Tbird wrote:Why are these horses so tired in the stretch? Why would a young, healthy Thoroughbred be so tired after running pretty fast for like 89 seconds?
And why are they not "worked" or "trained' more than they are in preparation for the races? What is this galloping once week or so, and what is "walking the shedrow" going to do to make a horse fit?
Your question is very common to new people to TB racing and I will have a go at explaining it. RA went the first quarter in 22 and change which is what we refer to in a mile and an eighth race as suicide pace. Picture Bolt going 100m in 9 and a bit seconds and where he'd be after 1600m. If she went at a reasonable pace, even with her natural speed, she would have finished far more strongly. If you took Macho Again, who came from the back and forced him up there with her, he would be "walking" across the wire. The way a horse finishes depends upon the "evenness" at which he gets to run. A horse with more natural speed, can fly out of the gate, set decent fractions (decent depending on the track conditions, distance, quality of the horse, age, ...) and slow down less than the others at the end. Do the math. It is rare they don't all go a slower final quarter than every preceding one. Here is the chart: http://www.equibase.com/static/chart/pd ... 9USA10.pdf You can figure out about how fast each horse went each quarter by seeing how far behind the leader at each point. Look at what happened to the horse who was on the lead with RA the first quarter: he stopped because he was pushed too hard. He can certainly run that far in good time had he not gone so fast early.

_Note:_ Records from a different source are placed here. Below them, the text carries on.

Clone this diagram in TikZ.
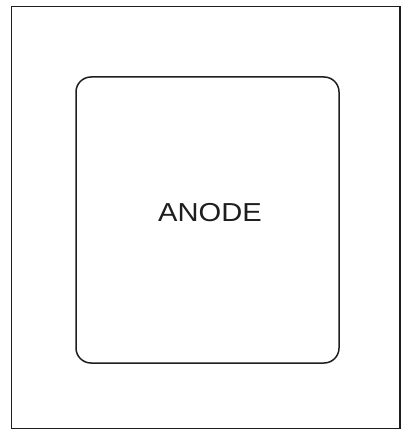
\documentclass[tikz,border=0pt]{standalone}
\usepackage{fontspec}
\setmainfont{Liberation Sans}
\usetikzlibrary{positioning}
\definecolor{inkdark}{HTML}{1E1E1E}

\begin{document}
\begin{tikzpicture}[x=1pt, y=-1pt, line width=1.5pt, inkdark]
          \useasboundingbox (0,0) rectangle (401,430);
          % outer frame
          \draw (11.5,6.5) rectangle (400,428.5);
          % anode plate
          \node[draw, rounded corners=15pt, minimum width=263pt, minimum height=286pt,
                inner sep=0pt] (plate) at (207.5,220) {};
          \node[font=\fontsize{26}{28}\selectfont, xscale=1.12, inner sep=0pt]
                (anode) at (210,212.5) {ANODE};
        \end{tikzpicture}
\end{document}
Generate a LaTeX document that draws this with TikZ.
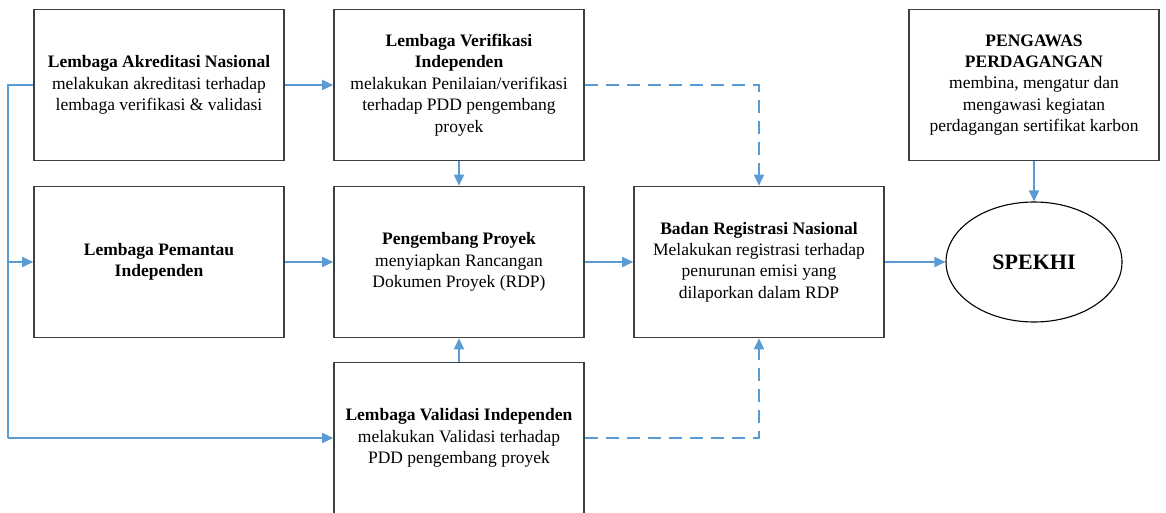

As for training: you can't train a properly conditioned horse to run against his natural talents. You can get him fit enough to do the distances he is best suited for but more training will do two things: break him down or take the "speed out of him". I have watched dozens of new people come to the track from different disciplines and kill or cripple the first bunch of horses they get their hands on (usually owner/trainer) because they think the horses stop because they aren't fit. Racing speed is not comparable to eventing speed for example. I did watch a 3 star once and the winner could have gone around again, while some of the also runs were so leg weary, they were sickening to watch. That is not just a difference in training, but in the quality of the horse and his suitability to the task.
Oops: just noticed the part about galloping once a week. They might work as in go fast once a week (or shorter works every fifth day), but they go out and gallop everyday except the day or so after a race or work. They are going more easily on those days, but it is still enough to make them breath harder, and sweat.